Rilke’nin aşka bakışı, gündelik, tensel, geçici sevgilerden uzaklaşarak yaratıcının büyüklüğünü ve kendi var oluş sırlarını anlamaya yönelik mistik bir özellik taşımaktadır. İnsana duyulan aşk, bizim mecazi aşk dediğimiz şey, Rilke için de ancak bir basamak, gerçek aşk için bir vesiledir. Bu yüzden, seven bir genç adamı anlatırken şöyle söyler: “Şimdi böyle zahmet ve eziyetle sevmeyi öğrenince, ona, evvelce başardığını sandığı bunca aşkların ne baştan savma ve önemsiz bir şey olduğunu gösterdiler. Üzerlerinde çalışmaya ve gerçekleştirmeye başlamadığı için hiçbirinden bir şey çıkamamıştı.” (151)

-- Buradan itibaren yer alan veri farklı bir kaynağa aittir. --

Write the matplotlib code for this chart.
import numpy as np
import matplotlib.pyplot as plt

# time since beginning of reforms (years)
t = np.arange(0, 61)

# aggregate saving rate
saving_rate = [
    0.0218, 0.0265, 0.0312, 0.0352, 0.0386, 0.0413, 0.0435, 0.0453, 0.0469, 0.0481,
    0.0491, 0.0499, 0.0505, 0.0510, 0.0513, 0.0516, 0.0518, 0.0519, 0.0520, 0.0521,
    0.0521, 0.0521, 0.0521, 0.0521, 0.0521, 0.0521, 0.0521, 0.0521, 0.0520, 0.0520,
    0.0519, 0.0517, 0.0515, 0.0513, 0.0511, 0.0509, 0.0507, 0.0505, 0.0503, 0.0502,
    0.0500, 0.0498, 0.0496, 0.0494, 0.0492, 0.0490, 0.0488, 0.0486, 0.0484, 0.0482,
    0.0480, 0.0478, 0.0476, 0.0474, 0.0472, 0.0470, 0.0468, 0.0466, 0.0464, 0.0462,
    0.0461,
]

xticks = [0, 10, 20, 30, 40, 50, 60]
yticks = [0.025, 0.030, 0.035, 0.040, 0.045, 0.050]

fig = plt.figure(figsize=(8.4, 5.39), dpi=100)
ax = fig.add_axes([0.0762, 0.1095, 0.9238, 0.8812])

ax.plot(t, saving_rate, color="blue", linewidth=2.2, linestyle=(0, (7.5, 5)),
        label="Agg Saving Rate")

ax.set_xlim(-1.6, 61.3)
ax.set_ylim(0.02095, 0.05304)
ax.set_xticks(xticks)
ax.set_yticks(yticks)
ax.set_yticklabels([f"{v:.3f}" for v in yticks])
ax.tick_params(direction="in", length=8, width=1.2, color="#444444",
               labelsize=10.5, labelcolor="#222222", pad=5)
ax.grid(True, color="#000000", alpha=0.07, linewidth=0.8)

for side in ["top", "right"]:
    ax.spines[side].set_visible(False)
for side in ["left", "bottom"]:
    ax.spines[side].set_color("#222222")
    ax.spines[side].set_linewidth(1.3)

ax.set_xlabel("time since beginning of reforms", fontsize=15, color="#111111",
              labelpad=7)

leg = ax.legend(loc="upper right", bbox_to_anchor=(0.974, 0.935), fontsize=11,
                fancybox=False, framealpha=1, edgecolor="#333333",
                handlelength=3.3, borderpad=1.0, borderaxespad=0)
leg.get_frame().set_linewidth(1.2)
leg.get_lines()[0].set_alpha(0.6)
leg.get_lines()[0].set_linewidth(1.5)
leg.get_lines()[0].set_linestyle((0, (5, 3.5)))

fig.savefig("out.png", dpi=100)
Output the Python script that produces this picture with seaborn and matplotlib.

            Yine, seven bir erkeği anlatırken onun ne kadar doğru bir yolda olduğunu şu sözlerle ifade eder Rilke: “Kavuşmanın, ancak yalnızlığın artması demek olduğunu bilmekte haklı; cinsiyetin ölümlü hedefini, sonsuz muradıyla bozmakta haklı. Kucaklaşmaların karanlığında tatmini değil, özleyişi aramakta haklı.” (142).  

            Özetle, Malte Laurids Brigge’nin Notları’nda yazarın dile getirdiği aşk anlayışı kişilerden, nesnelerden, tabiattan “aşkın” olana doğru duyulan bir sevgi ve bu yolda bir tür vecd halidir. Rilke için bu hal, kavuşma hedefinin artık bir kavuşamama şekline dönüştüğü ve bundan zevk duyulan bir yolculuk olmaktadır.